Regarding current media coverage of the Clinton-FBI-DOJ situation, he duly noted that “we don’t know for sure that some of these leaks are accurate or exactly what the state of play is.”

However, he thought it was “very clear that there was another fundamental mistake by FBI Director Comey, in the way he apparently kept entirely separate the national security investigation about the email server and Hillary and her staff’s use of non-governmental channels, on the one hand, and the other investigation into the potential corrupt activities of the Clinton Foundation on the other.”

“You know, Andy McCarthy and others have written that the two are really linked inextricably, that one of the principal reasons that one might understand why Hillary created this elaborate non-governmental communications system was to do Clinton Foundation business, without it getting into the State Department’s electronic storage system,” Bolton said. “So the notion that these two investigations were proceeding separately, I find hard to believe – separately in the FBI, separately in the oversight of the Justice Department. I understand why, at Justice, the political appointees might want to keep them separate to obstruct the investigation, but I don’t understand the activities of the FBI.”

Bolton thought “the most remarkable development in the past 24 hours” was the spectacle of “yesterday, the President himself attack[ed] his own FBI director.”

“This is really phenomenal, and I think shows that the political impact of these revelations is much greater than the Clinton campaign lets on,” he said.

“So my idea, my suggestion to Comey would be this – and I think this is the one and only way Jim Comey can redeem himself in history. I think he’s got to go to Obama, and maybe do it in the form of a public letter, in saying, ‘You have questioned my judgment, my integrity, my competence to do this job. If you no longer have trust and confidence in my ability, then fire me. And if you’re not willing to do that, then let me conduct this investigation without interference from people that are trying to tilt it in Hillary’s direction,’” Bolton advised.

“I think he’s gotta have a direct confrontation. People have started comparing the whole Clinton scandal to Watergate. The one thing we’re missing is the Saturday Night Massacre. I think Comey should step up – it would be an act of courage – and say to the President, ‘Put it on the line, Mr. President. If you don’t have confidence in me, fire me. And if you do have confidence in me, get out of the way,’” he reiterated.
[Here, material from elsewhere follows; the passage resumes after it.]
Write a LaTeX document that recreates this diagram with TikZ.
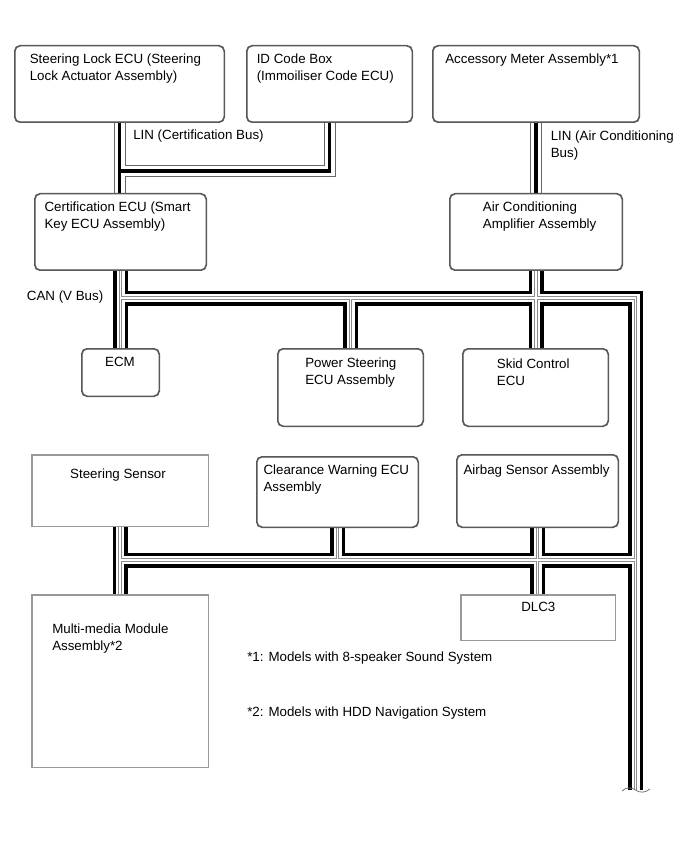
\documentclass[tikz,border=0pt]{standalone}
\usepackage{fontspec}
\setmainfont{Liberation Sans}
\usetikzlibrary{fit}
\begin{document}
\begin{tikzpicture}[x=0.75pt,y=-0.75pt,
  box/.style={draw=black!65, line width=0.75pt, rounded corners=4pt, fill=white, inner sep=0pt},
  sqbox/.style={draw=black!40, line width=0.75pt, fill=white, inner sep=0pt},
  lbl/.style={font=\fontsize{10}{12.5}\selectfont, align=left, inner sep=0pt, anchor=north west},
  canbus/.style={draw=white, line width=1.1pt,
    preaction={draw=black, line width=11.25pt},
    preaction={draw=white, line width=6pt},
    preaction={draw=black!45, line width=2.8pt}},
  linbus/.style={draw=black, line width=2.6pt,
    preaction={draw=black!60, line width=9pt},
    preaction={draw=white, line width=7.5pt}},
  breakline/.style={draw=black!55, line width=0.6pt}
]
\fill[white] (0,0) rectangle (690,855);
\useasboundingbox (0,0) rectangle (690,855);

% boxes (positions only, drawn later)
\path
  node[box, fit={(15,46) (224,122)}] (slk) {}
  node[box, fit={(247,46) (412,122)}] (idb) {}
  node[box, fit={(433,46) (639,122)}] (acc) {}
  node[box, fit={(35,194) (206,270)}] (cert) {}
  node[box, fit={(450,194) (622,270)}] (ac) {}
  node[box, fit={(82,349) (159,396)}] (ecm) {}
  node[box, fit={(278,349) (423,426)}] (ps) {}
  node[box, fit={(463,349) (608,426)}] (skid) {}
  node[sqbox, fit={(32,455) (208,526)}] (ssens) {}
  node[box, fit={(257,457) (418,527)}] (clr) {}
  node[box, fit={(457,455) (618,527)}] (air) {}
  node[sqbox, fit={(32,595) (208,767)}] (mm) {}
  node[sqbox, fit={(461,595) (615,640)}] (dlc) {};

\coordinate (linJ) at (120,171);
\coordinate (canR) at (635.5,298);
\coordinate (canE) at (635.5,790);
\coordinate (canL) at (635.5,560);

% LIN buses
\path[linbus]
  (slk.south) -- (slk.south |- cert.north)
  (slk.south |- linJ) -- (idb.south |- linJ) -- (idb.south)
  (acc.south) -- (acc.south |- ac.north);

% CAN bus
\path[canbus]
  (cert.south) -- (cert.south |- ecm.north)
  (cert.south |- canR) -- (canR) -- (canE)
  (ps.north |- canR) -- (ps.north)
  (ac.south) -- (ac.south |- skid.north)
  (ssens.south) -- (ssens.south |- mm.north)
  (ssens.south |- canL) -- (canL)
  (clr.south) -- (clr.south |- canL)
  (air.south) -- (air.south |- dlc.north);

% break mark at the open end
\draw[breakline] (622,791) .. controls (626,787) and (631,787) .. (635.5,790)
  .. controls (640,793) and (645,793) .. (650,789);

% redraw boxes on top
\foreach \n in {slk,idb,acc,cert,ac,ecm,ps,skid,clr,air}{
  \draw[box, fill=none] (\n.north west) rectangle (\n.south east);
}
\foreach \n in {ssens,mm,dlc}{
  \draw[sqbox, fill=none] (\n.north west) rectangle (\n.south east);
}

% labels
\node[lbl] (tslk) at (29.5,54) {Steering Lock ECU (Steering\\Lock Actuator Assembly)};
\node[lbl] (tid) at (256.5,54) {ID Code Box\\(Immoiliser Code ECU)};
\node[lbl] (tacc) at (445,54) {Accessory Meter Assembly*1};
\node[lbl] (tlin1) at (133,130) {LIN (Certification Bus)};
\node[lbl] (tlin2) at (550.5,130.5) {LIN (Air Conditioning\\Bus)};
\node[lbl] (tcert) at (44.3,201.5) {Certification ECU (Smart\\Key ECU Assembly)};
\node[lbl] (tac) at (482.7,201.5) {Air Conditioning\\Amplifier Assembly};
\node[lbl] (tcan) at (26.7,290.7) {CAN (V Bus)};
\node[lbl, anchor=north] (tecm) at (120,356.7) {ECM};
\node[lbl] (tps) at (305,357.7) {Power Steering\\ECU Assembly};
\node[lbl] (tskid) at (496.7,359) {Skid Control\\ECU};
\node[lbl, anchor=north] (tss) at (118,469) {Steering Sensor};
\node[lbl] (tclr) at (263.3,465) {Clearance Warning ECU\\Assembly};
\node[lbl] (tair) at (463.3,465) {Airbag Sensor Assembly};
\node[lbl, anchor=north] (tdlc) at (538.3,601.7) {DLC3};
\node[lbl] (tmm) at (52,624) {Multi-media Module\\Assembly*2};
\node[lbl] (tn1) at (247,652) {*1: Models with 8-speaker Sound System};
\node[lbl] (tn2) at (247,707) {*2: Models with HDD Navigation System};
\end{tikzpicture}
\end{document}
Bolton spoke at length about his recent Wall Street Journal editorial on “cracks in the International Criminal Court.”  

“I think the International Criminal Court is a fundamentally flawed institution,” said Bolton. “It puts enormous power – not just the court, but the prosecutor that the treaty creates – in the hands of completely unaccountable people. I mean, we really fought a revolution to try and get government made more accountable, and we’ve seen in this country the abuses that can happen even under our Constitution.”

“The risk with the International Criminal Court is that we will be the principal target of it,” he warned. “People say, ‘Oh, but it’s like the Nuremberg Tribunal; you need to go after human rights abusers.’ That may be, and there may be special instances where you create such an international court, but we are a democratic society. We operate under a Constitution. We don’t need anybody second-guessing us. We can make our own mistakes. If our troops, for example, contrary to their training and doctrine, commit a war crime, we will try our troops through democratically accountable prosecutors and systems.”
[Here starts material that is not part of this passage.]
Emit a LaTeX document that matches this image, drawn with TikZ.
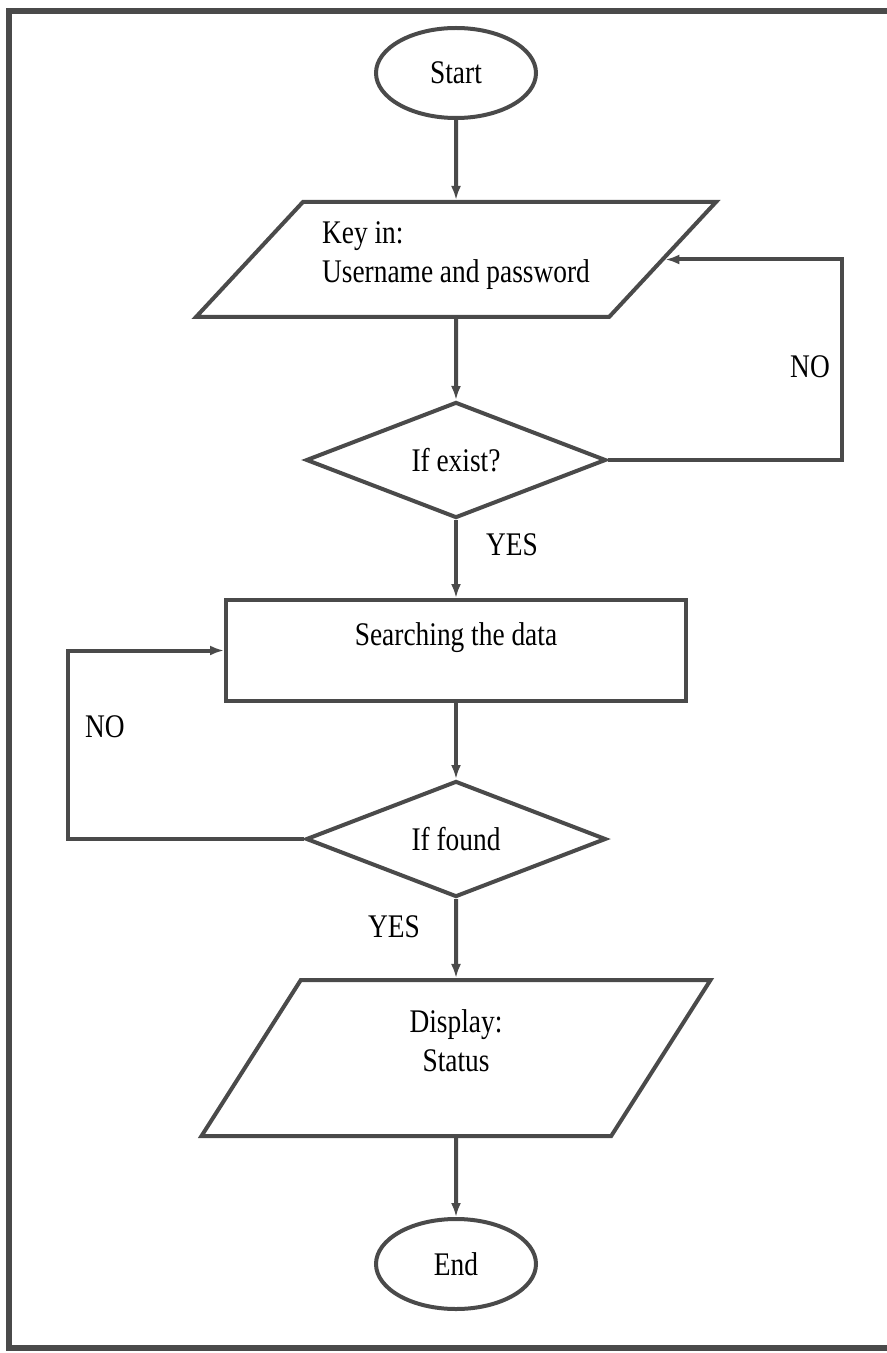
\documentclass[tikz,border=0pt]{standalone}
\usepackage{fontspec}
\setmainfont{Liberation Serif}[FakeStretch=0.83]
\usetikzlibrary{shapes.geometric,arrows.meta}
\definecolor{lineg}{HTML}{4A4A4A}
\tikzset{flow/.style={draw=lineg,line width=2pt,-{Latex[length=7pt,width=5pt]}}}
\tikzset{term/.style={ellipse,draw=lineg,line width=2pt,inner sep=0pt,minimum width=80pt,minimum height=45pt}}
\tikzset{io/.style={trapezium,trapezium stretches body=true,draw=lineg,line width=2pt,inner sep=0pt}}
\tikzset{test/.style={diamond,aspect=2.6,draw=lineg,line width=2pt,inner sep=0pt,minimum width=150pt,minimum height=58pt}}
\tikzset{proc/.style={rectangle,draw=lineg,line width=2pt,inner sep=0pt,minimum width=230pt,minimum height=50.5pt}}

\begin{document}
\begin{tikzpicture}[x=0.5pt,y=-0.5pt,font=\fontsize{16.5}{19.5}\selectfont]
\useasboundingbox (0,0) rectangle (887,1353);
\draw[lineg,line width=3pt] (9,11) rectangle (900,1348);
\node (start) at (456,73) [term] {Start};
\node (keyin) at (456,259.5) [io,trapezium left angle=35,trapezium right angle=145,minimum width=260pt,minimum height=57.5pt,align=left,text depth=7pt] {Key in:\\Username and password};
\node (exist) at (456,460) [test] {If exist?};
\node (search) at (456,650.5) [proc,text depth=16pt] {Searching the data};
\node (found) at (456,839) [test] {If found};
\node (show) at (456,1058) [io,trapezium left angle=44,trapezium right angle=136,minimum width=254.5pt,minimum height=78pt,align=center,text depth=17pt] {Display:\\Status};
\node (stop) at (456,1264) [term] {End};
\coordinate (nr) at (842,460);
\coordinate (nl) at (68,839);
\node (noA) at (810,367) {NO};
\node (yesA) at (512,545) {YES};
\node (noB) at (105,727) {NO};
\node (yesB) at (394,927) {YES};
\draw[flow] (start)--(keyin);
\draw[flow] (keyin)--(exist);
\draw[flow] (exist)--(search);
\draw[flow] (search)--(found);
\draw[flow] (found)--(show);
\draw[flow] (show)--(stop);
\draw[flow] (exist.east)--(nr)|-(keyin.east);
\draw[flow] (found.west)--(nl)|-(search.west);
\end{tikzpicture}
\end{document}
“So I think that the International Criminal Court, or ICC as it’s called, is part of a religious faith of the Left internationally, in the U.S. and Europe particularly, that they don’t like the nation-state. They especially don’t like the United States. They want to put more authority into international institutions. I think it’s a huge mistake,” Bolton said.

Marlow highlighted a favorite passage from Bolton’s Wall Street Journal piece:

Given the European Union’s deepening travails, Europe hardly has the time, will or resources to dabble much in neocolonialism. Yet it is also true that the ICC has been the Western human-rights community’s dearest project, pursued with near-religious devotion in much of Europe and the U.S., and much less enthusiastically elsewhere.

“There’s no doubt that a lot of regimes around the world are not democratically accountable,” Bolton elaborated on Breitbart News Daily. “They are precisely the ones who are not at all deterred or intimidated by the International Criminal Court. They’re gonna do what they’re gonna do because they think they can get away with it anyway. And so, ironically, it’s really the Left in Europe and the United States whose idea of super-national government taking decisions out of the hands of nation-states, and putting them in a higher authority – which, just coincidentally, happens to be them!”

“It’s really an amazing coincidence, and it goes with the idea that judges ultimately tell us that the Constitution in our country evolves over time, and that what we thought we had agreed to, when we agreed to it, actually only means what five justices on the Supreme Court at any given moment happen to think it means,” Bolton continued. “This is part of a much larger issue. To me, the ICC is kind of the premiere example of this theology. It really is a secular theology, to take government farther and farther away from the people.”

“So here you have a prosecutor – you know, the one thing you can say about the attorney general of the United States is that he is accountable to the president. The president is accountable to the people. If the president acts in an unaccountable fashion, you impeach the president. These are the kinds of Constitutional mechanisms we have set up. But the prosecutor of the International Criminal Court isn’t responsible to anybody,” Bolton argued.

“Its advocates say, well, the Court itself supervises the prosecutor. We rejected that as part of our doctrine of separation of powers. And they say, well, but the nation-states, the members of the Court, supervise the prosecutor. You know, there are 120-plus members of the ICC, and anybody who’s supervised by 120 countries isn’t supervised by anybody,” he observed.

“Hillary Clinton, when she was secretary of state, said that she very much regretted that we had unsigned the Rome statutes, the treaty creating the ICC, during the Bush administration,” Bolton recalled. “I actually had the honor and privilege of signing the letter to the U.N. Secretary-General myself, saying, ‘Take our name off this document,’ which I’ve always thought was the happiest day of all of my various government jobs. She would want to re-sign the treaty, and if she gets control of the Senate in next week’s election, it wouldn’t be at all surprising if she tries to ram it through.”

“I actually think she will be more of that kind of trans-nationalist than Obama was,” Bolton anticipated. “Obama’s just so disinterested in international affairs, even though I’m sure he completely agrees with the ICC. He just never had the energy to pursue it. I think Hillary will.”